Out-of-Fold Stacking Regression for Rapid Prediction of Time-to-Exploit in Newly Disclosed Vulnerabilities
Author(s) -
Jin-Ki Hong,
Sang-Joon Lee
Publication year - 2025
Publication title -
ieee access
Language(s) - English
Resource type - Magazines
SCImago Journal Rank - 0.587
H-Index - 127
eISSN - 2169-3536
DOI - 10.1109/access.2025.3621226
Subject(s) - aerospace , bioengineering , communication, networking and broadcast technologies , components, circuits, devices and systems , computing and processing , engineered materials, dielectrics and plasmas , engineering profession , fields, waves and electromagnetics , general topics for engineers , geoscience , nuclear engineering , photonics and electrooptics , power, energy and industry applications , robotics and control systems , signal processing and analysis , transportation
The Time-To-Exploit (TTE), defined as the interval between vulnerability disclosure and exploitation, has recently contracted to as little as 3–5 days, making it a critical tactical indicator in modern cyber operations. This study proposes a stacking ensemble regression model for rapid and automated TTE prediction using only limited information available at the vulnerability disclosure stage. The framework integrates heterogeneous features—Common Vulnerability Scoring System (CVSS) base metrics, unstructured CVE descriptions, and Proof-of-Concept (PoC) event counts—through tailored preprocessing pipelines and optimized base models, which are consolidated via an out-of-fold (OOF) meta model.
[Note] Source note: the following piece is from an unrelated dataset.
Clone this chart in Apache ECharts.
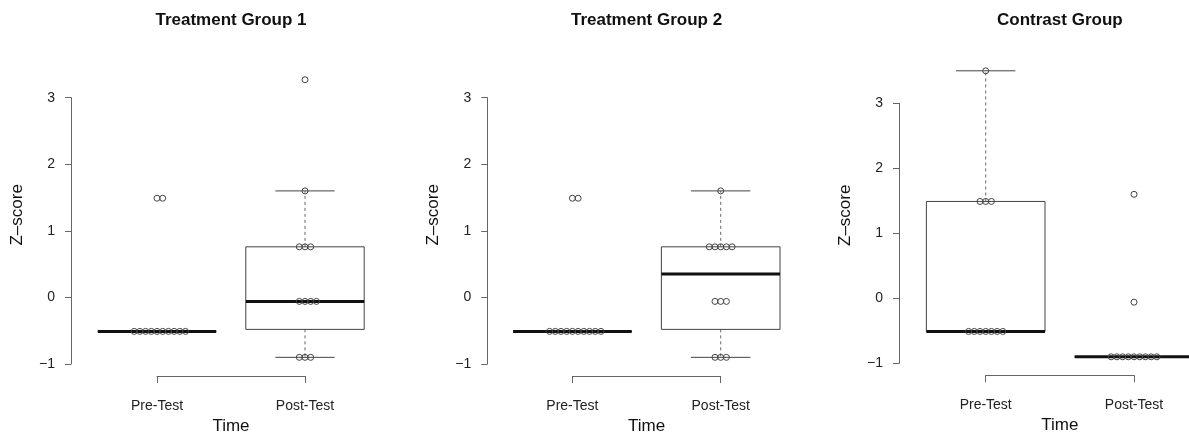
<!DOCTYPE html>
<html><head><meta charset="utf-8">
<script src="https://cdn.jsdelivr.net/npm/echarts@6/dist/echarts.min.js"></script>
<style>html,body{margin:0;padding:0;background:#fff}#c{width:1189px;height:435px}</style>
</head><body><div id="c"></div>
<script>
// ---- data ----
const panelTitles = ['Treatment Group 1', 'Treatment Group 2', 'Contrast Group'];
const categories = ['Pre-Test', 'Post-Test'];
const yTicks = [-1, 0, 1, 2, 3];
const xName = 'Time';
const yName = 'Z\u2013score';
const g1Pre  = [-0.51, -0.51, -0.51, -0.51, -0.51, -0.51, -0.51, -0.51, -0.51, -0.51, 1.49, 1.49];
const g1Post = [-0.9, -0.9, -0.9, -0.06, -0.06, -0.06, -0.06, 0.76, 0.76, 0.76, 1.6, 3.27];
const g2Pre  = [-0.51, -0.51, -0.51, -0.51, -0.51, -0.51, -0.51, -0.51, -0.51, -0.51, 1.49, 1.49];
const g2Post = [-0.9, -0.9, -0.9, -0.06, -0.06, -0.06, 0.76, 0.76, 0.76, 0.76, 0.76, 1.6];
const g3Pre  = [-0.51, -0.51, -0.51, -0.51, -0.51, -0.51, -0.51, 1.49, 1.49, 1.49, 3.5];
const g3Post = [-0.9, -0.9, -0.9, -0.9, -0.9, -0.9, -0.9, -0.9, -0.9, -0.06, 1.6];
const groups = [[g1Pre, g1Post], [g2Pre, g2Post], [g3Pre, g3Post]];

// ---- layout (pixels) ----
const layout = [
  {axisX: 71,    left: 157,   width: 148,   top: 97.7,  height: 266.3, nameShift: 32},
  {axisX: 487.3, left: 572.4, width: 148.3, top: 97.7,  height: 266.3, nameShift: 32},
  {axisX: 899,   left: 985.7, width: 148.3, top: 103.3, height: 260,   nameShift: 36}
];
const BOX_HALF = 0.4, CAP_HALF = 0.2, STACK = 0.0385;
const FONT = '"Liberation Sans", Arial, Helvetica, sans-serif';

function fivenum(x) {
  const s = x.slice().sort((a, b) => a - b), n = s.length;
  const n4 = Math.floor((n + 3) / 2) / 2;
  return [1, n4, (n + 1) / 2, n + 1 - n4, n].map(d => 0.5 * (s[Math.floor(d) - 1] + s[Math.ceil(d) - 1]));
}
function boxStats(x) {
  const f = fivenum(x), iqr = f[3] - f[1];
  const hiF = f[3] + 1.5 * iqr, loF = f[1] - 1.5 * iqr;
  const inside = x.filter(v => v >= loF && v <= hiF);
  return [Math.min(...inside), f[1], f[2], f[3], Math.max(...inside)];
}
function stackPoints(vals, cx) {
  const counts = {}, out = [];
  vals.forEach(v => { counts[v] = (counts[v] || 0) + 1; });
  Object.keys(counts).forEach(k => {
    const n = counts[k], base = Math.floor((n - 1) / 2);
    for (let i = 0; i < n; i++) out.push([cx + (i - base) * STACK, Number(k)]);
  });
  return out;
}
function renderBox(params, api) {
  const x = api.value(0);
  const half = api.size([BOX_HALF, 0])[0];
  const cap = api.size([CAP_HALF, 0])[0];
  const p = i => api.coord([x, api.value(i)]);
  const pLo = p(1), pQ1 = p(2), pMd = p(3), pQ3 = p(4), pHi = p(5);
  const cx = pMd[0];
  const line = (x1, y1, x2, y2, style) => ({type: 'line', shape: {x1, y1, x2, y2}, style});
  const whisk = {stroke: '#666', lineWidth: 1, lineDash: [3, 3]};
  const solid = {stroke: '#444', lineWidth: 1};
  const ch = [];
  if (pHi[1] < pQ3[1] - 0.5) ch.push(line(cx, pQ3[1], cx, pHi[1], whisk));
  if (pLo[1] > pQ1[1] + 0.5) ch.push(line(cx, pQ1[1], cx, pLo[1], whisk));
  ch.push(line(cx - cap, pHi[1], cx + cap, pHi[1], solid));
  ch.push(line(cx - cap, pLo[1], cx + cap, pLo[1], solid));
  ch.push({type: 'rect', shape: {x: cx - half, y: pQ3[1], width: 2 * half, height: pQ1[1] - pQ3[1]},
           style: {fill: 'none', stroke: '#444', lineWidth: 1}});
  ch.push(line(cx - half, pMd[1], cx + half, pMd[1], {stroke: '#111', lineWidth: 3}));
  return {type: 'group', children: ch};
}

const option = {
  backgroundColor: '#fff',
  animation: false,
  title: [], grid: [], xAxis: [], yAxis: [], series: []
};
layout.forEach((L, i) => {
  option.title.push({
    text: panelTitles[i], left: L.left + L.width / 2, top: 12, textAlign: 'center', padding: 0,
    textStyle: {fontFamily: FONT, fontSize: 17, fontWeight: 'bold', color: '#111'}
  });
  option.grid.push({left: L.left, top: L.top, width: L.width, height: L.height, containLabel: false, outerBoundsMode: 'none'});
  option.xAxis.push({
    type: 'value', gridIndex: i, min: 1, max: 2, interval: 1, offset: 12, position: 'bottom',
    name: xName, nameLocation: 'middle', nameGap: 38,
    nameTextStyle: {fontFamily: FONT, fontSize: 17, color: '#111'},
    axisLine: {show: true, onZero: false, lineStyle: {color: '#666', width: 1}},
    axisTick: {show: true, length: 7, lineStyle: {color: '#666'}},
    axisLabel: {show: true, margin: 23, fontFamily: FONT, fontSize: 14, color: '#222',
      showMinLabel: true, showMaxLabel: true, formatter: v => categories[Math.round(v) - 1] || ''},
    splitLine: {show: false}
  });
  option.yAxis.push({
    type: 'value', gridIndex: i, min: yTicks[0], max: yTicks[yTicks.length - 1], interval: 1,
    position: 'left', offset: L.left - L.axisX,
    name: yName, nameLocation: 'middle', nameGap: 45, nameRotate: 90,
    nameTextStyle: {fontFamily: FONT, fontSize: 17, color: '#111', padding: [0, 0, 0, L.nameShift]},
    axisLine: {show: true, onZero: false, lineStyle: {color: '#666', width: 1}},
    axisTick: {show: true, length: 6, lineStyle: {color: '#666'}},
    axisLabel: {show: true, margin: 16, fontFamily: FONT, fontSize: 14, color: '#222',
      formatter: v => String(v).replace('-', '\u2212')},
    splitLine: {show: false}
  });
  const boxData = groups[i].map((vals, k) => [k + 1].concat(boxStats(vals)));
  option.series.push({
    type: 'custom', xAxisIndex: i, yAxisIndex: i, clip: false, silent: true,
    renderItem: renderBox, encode: {x: 0, y: [1, 2, 3, 4, 5]}, data: boxData, z: 2
  });
  const pts = [];
  groups[i].forEach((vals, k) => pts.push(...stackPoints(vals, k + 1)));
  option.series.push({
    type: 'scatter', xAxisIndex: i, yAxisIndex: i, clip: false, silent: true,
    symbol: 'circle', symbolSize: 6, z: 3,
    itemStyle: {color: 'rgba(0,0,0,0)', borderColor: '#444', borderWidth: 1, opacity: 1},
    data: pts
  });
});
const chart = echarts.init(document.getElementById('c'), null, {renderer: 'canvas'});
chart.setOption(option);
</script>
</body></html>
Multi-stage experiments identified feature-specific optimal configurations: CVSS metrics with target encoding and Ridge regression, CVE descriptions with SecBERT embeddings, mean–max pooling, Principal Component Analysis (PCA), and CatBoost regression, and PoC event counts with logarithmic transformation and linear regression. The final stacked model outperformed all base models, achieving higher accuracy in Mean Absolute Error (MAE) and Coefficient of Determination (R²). Explainability analysis using SHapley Additive exPlanations (SHAP) revealed feature contributions of 0.39 for CVSS, 0.30 for descriptions, and 0.03 for PoC events. Residual analysis confirmed prediction stability with a near-symmetric bell-shaped distribution centered at zero. Compared with a hold-out blending ensemble under identical conditions, the stacking framework delivered superior performance. Unlike existing studies centered on static severity scores or categorical classification, this work reframes vulnerability assessment as a dynamic, time-based regression problem, demonstrating the feasibility of quantitatively estimating exploitation timelines and enabling faster vulnerability response.